• [INFORMATION SUPPLIED]
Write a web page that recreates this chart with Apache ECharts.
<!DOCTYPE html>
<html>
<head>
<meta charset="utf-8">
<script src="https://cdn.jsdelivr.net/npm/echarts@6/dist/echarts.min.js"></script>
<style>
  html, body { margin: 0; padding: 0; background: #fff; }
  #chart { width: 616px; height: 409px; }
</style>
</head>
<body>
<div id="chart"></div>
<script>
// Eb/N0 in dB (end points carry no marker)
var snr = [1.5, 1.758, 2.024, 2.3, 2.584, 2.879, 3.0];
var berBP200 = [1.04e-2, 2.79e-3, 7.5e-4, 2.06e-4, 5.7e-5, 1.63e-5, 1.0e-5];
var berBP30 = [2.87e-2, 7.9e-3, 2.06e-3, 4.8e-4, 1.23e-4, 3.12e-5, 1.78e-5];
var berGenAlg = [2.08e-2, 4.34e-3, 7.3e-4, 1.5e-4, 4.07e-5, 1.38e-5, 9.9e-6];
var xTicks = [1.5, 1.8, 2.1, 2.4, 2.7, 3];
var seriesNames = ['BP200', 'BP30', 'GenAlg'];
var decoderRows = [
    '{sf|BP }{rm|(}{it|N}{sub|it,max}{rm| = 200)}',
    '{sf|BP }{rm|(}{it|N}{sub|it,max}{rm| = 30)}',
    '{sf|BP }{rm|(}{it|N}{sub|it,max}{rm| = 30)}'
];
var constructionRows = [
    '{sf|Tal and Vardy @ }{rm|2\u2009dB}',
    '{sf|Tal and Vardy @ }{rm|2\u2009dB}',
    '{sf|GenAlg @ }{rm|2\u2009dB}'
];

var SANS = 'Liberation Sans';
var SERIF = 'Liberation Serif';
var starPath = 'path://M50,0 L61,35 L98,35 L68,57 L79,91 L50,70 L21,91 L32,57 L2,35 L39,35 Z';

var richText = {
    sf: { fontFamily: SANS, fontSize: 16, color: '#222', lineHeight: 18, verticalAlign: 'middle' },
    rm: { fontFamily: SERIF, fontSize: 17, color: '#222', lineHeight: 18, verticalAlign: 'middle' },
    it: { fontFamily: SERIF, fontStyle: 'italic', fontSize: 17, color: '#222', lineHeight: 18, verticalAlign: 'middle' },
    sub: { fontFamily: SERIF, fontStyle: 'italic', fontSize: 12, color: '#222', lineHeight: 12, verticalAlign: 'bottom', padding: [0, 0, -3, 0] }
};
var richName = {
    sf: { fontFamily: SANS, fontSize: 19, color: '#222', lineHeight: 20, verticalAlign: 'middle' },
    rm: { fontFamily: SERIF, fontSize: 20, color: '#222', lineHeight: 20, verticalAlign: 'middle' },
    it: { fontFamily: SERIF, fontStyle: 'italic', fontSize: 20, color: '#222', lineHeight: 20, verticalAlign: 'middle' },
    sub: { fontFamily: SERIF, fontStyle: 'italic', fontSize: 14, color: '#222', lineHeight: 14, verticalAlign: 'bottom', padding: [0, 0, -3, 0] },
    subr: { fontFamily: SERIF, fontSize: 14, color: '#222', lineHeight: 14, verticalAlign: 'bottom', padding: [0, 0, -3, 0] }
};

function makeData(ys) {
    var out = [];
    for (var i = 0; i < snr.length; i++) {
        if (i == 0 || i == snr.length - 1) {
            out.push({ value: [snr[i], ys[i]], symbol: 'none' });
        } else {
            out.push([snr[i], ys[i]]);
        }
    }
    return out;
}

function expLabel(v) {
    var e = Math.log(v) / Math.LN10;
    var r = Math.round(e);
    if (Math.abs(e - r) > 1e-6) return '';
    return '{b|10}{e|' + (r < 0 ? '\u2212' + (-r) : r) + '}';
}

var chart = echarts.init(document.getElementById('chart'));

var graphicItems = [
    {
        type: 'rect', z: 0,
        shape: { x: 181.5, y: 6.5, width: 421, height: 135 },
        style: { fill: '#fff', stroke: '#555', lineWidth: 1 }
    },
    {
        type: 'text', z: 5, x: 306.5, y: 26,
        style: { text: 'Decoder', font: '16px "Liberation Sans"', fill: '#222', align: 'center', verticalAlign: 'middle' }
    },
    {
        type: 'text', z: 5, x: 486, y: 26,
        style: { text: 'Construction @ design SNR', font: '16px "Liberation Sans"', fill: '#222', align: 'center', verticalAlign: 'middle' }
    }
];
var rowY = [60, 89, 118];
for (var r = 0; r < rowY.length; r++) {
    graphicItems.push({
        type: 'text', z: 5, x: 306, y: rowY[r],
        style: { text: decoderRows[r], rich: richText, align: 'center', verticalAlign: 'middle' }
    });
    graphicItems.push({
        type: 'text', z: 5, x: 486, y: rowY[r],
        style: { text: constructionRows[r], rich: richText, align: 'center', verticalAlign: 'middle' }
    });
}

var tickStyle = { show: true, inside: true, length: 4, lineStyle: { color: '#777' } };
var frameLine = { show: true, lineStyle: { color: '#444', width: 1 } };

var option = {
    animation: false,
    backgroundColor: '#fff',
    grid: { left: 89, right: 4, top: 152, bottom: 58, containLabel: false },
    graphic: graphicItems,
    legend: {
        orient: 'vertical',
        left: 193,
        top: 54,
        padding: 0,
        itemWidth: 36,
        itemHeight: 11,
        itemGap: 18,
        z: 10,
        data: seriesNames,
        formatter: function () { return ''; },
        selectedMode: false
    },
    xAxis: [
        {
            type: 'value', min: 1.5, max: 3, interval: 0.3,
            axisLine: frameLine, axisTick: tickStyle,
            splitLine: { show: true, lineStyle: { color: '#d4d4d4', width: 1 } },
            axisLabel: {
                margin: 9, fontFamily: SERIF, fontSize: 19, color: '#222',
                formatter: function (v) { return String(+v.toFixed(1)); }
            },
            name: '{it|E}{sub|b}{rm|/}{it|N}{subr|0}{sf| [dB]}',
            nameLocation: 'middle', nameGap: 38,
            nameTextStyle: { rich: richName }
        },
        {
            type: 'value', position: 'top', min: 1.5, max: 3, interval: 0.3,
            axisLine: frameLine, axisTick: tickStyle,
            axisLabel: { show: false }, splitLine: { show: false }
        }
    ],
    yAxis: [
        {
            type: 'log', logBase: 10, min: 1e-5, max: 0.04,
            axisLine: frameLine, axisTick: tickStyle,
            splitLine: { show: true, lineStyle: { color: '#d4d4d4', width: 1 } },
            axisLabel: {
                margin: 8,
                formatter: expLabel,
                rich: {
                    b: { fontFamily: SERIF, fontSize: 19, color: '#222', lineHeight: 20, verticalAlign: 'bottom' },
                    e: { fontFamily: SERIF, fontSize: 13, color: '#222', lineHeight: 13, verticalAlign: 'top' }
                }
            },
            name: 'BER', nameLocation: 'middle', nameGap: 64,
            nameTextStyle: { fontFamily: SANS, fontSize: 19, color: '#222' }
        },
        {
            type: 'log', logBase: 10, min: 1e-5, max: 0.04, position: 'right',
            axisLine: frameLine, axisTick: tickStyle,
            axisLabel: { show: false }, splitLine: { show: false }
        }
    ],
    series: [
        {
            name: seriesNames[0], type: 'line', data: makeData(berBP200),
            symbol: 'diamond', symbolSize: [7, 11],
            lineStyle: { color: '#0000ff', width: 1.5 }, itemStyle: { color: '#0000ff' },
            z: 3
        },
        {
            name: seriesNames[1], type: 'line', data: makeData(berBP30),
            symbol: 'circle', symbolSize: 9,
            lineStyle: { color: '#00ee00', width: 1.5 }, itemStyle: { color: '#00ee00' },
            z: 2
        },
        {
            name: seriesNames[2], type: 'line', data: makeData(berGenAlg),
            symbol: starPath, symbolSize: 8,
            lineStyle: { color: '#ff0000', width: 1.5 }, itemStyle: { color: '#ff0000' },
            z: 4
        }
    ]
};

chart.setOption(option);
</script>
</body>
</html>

• [WHAT IS ASKED] Quote exactly the first line of the data and every line after it through the one holding "var starPath = 'path://M50,0".

• [RESPONSE FOR THIS EXERCISE]
Write a web page that recreates this chart with Apache ECharts.
<!DOCTYPE html>
<html>
<head>
<meta charset="utf-8">
<script src="https://cdn.jsdelivr.net/npm/echarts@6/dist/echarts.min.js"></script>
<style>
  html, body { margin: 0; padding: 0; background: #fff; }
  #chart { width: 616px; height: 409px; }
</style>
</head>
<body>
<div id="chart"></div>
<script>
// Eb/N0 in dB (end points carry no marker)
var snr = [1.5, 1.758, 2.024, 2.3, 2.584, 2.879, 3.0];
var berBP200 = [1.04e-2, 2.79e-3, 7.5e-4, 2.06e-4, 5.7e-5, 1.63e-5, 1.0e-5];
var berBP30 = [2.87e-2, 7.9e-3, 2.06e-3, 4.8e-4, 1.23e-4, 3.12e-5, 1.78e-5];
var berGenAlg = [2.08e-2, 4.34e-3, 7.3e-4, 1.5e-4, 4.07e-5, 1.38e-5, 9.9e-6];
var xTicks = [1.5, 1.8, 2.1, 2.4, 2.7, 3];
var seriesNames = ['BP200', 'BP30', 'GenAlg'];
var decoderRows = [
    '{sf|BP }{rm|(}{it|N}{sub|it,max}{rm| = 200)}',
    '{sf|BP }{rm|(}{it|N}{sub|it,max}{rm| = 30)}',
    '{sf|BP }{rm|(}{it|N}{sub|it,max}{rm| = 30)}'
];
var constructionRows = [
    '{sf|Tal and Vardy @ }{rm|2\u2009dB}',
    '{sf|Tal and Vardy @ }{rm|2\u2009dB}',
    '{sf|GenAlg @ }{rm|2\u2009dB}'
];

var SANS = 'Liberation Sans';
var SERIF = 'Liberation Serif';
var starPath = 'path://M50,0 L61,35 L98,35 L68,57 L79,91 L50,70 L21,91 L32,57 L2,35 L39,35 Z';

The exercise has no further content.